L’envol de la finance «durable»

Placements «verts», investissements éthiques excluant notamment l’armement, fonds sociaux ou environnementaux: la finance «durable» intrigue. Elle mobilise un nombre croissant d’acteurs, qu’ils soient des fondations d’investissement, des agences de notation ou des petits actionnaires. Mais les placements durables sont-ils autre chose qu’un effet de mode?

«Les placements durables ont un impact sur la société, parce que nous allons vers une gestion durable des entreprises», a répondu en substance l’économiste genevois Beat Bürgenmeier lors d’une table-ronde organisée récemment à Lausanne par la Banque alternative. Pourtant si 80% des multinationales ont compris les enjeux du développement durable, cette part descend à 12% seulement du côté des PME. La base du tissu économique boude, mais cette situation est-elle si illogique?

Pas tellement, à bien réfléchir. Les PME étant dans leur très forte majorité moins sensibles au grand jeu de la bourse, il leur est moins important de paraître et soigner l’image, une préoccupation constante des grands groupes qui doivent rendre des comptes aux actionnaires.

Après Bhopal, les titres du chimiste Union Carbide ont chuté avant de remonter.

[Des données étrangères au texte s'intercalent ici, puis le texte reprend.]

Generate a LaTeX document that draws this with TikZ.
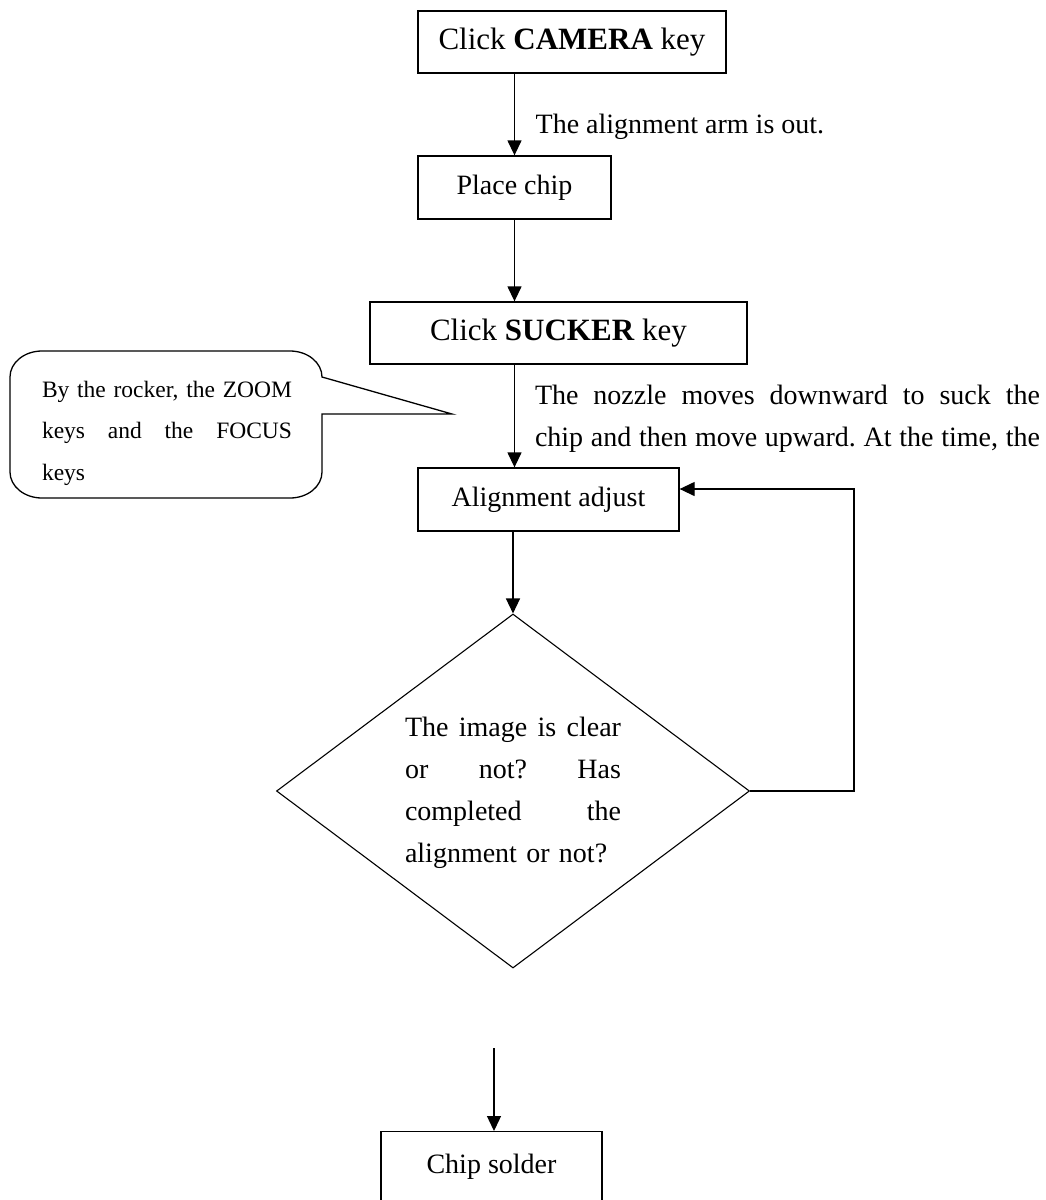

Les morts et blessés se comptaient par milliers mais c’est finalement une vision cynique des choses qui a prévalu: après le désastre, vient la reconstruction à laquelle le pollueur participe en construisant des écoles et des hôpitaux… Idem pour Rita: le cyclone aurait pu détruire les installations pétrolières du Texas. En les épargnant, il a surtout sauvé Wall Street d’un krach.

L’influence des placements durables se mesure à l’accueil que leur réservent les milieux bancaires. Lors du débat susmentionné, dans l’espace réservé aux questions du public, un gestionnaire de fortune de la Banque cantonale vaudoise a relevé l’intérêt croissant que ce type d’investissement rencontrait auprès de ses clients. Mais il reste encore beaucoup à faire pour réconcilier véritablement l’économie, le social et l’environnement.

L’information, notamment, demeure trop lacunaire. Dévorée par l’actualité institutionnelle, trop souvent inféodée au «star system», elle peine à remplir sa tâche sensibilisatrice, destinée à induire un comportement plus responsable du monde industriel.

Il faudrait au contraire inverser les rôles et placer le suivi des atteintes à l’environnement et la santé au premier plan de la couverture médiatique. Gageons que le résultat serait très intéressant et nullement décevant en termes d’audience.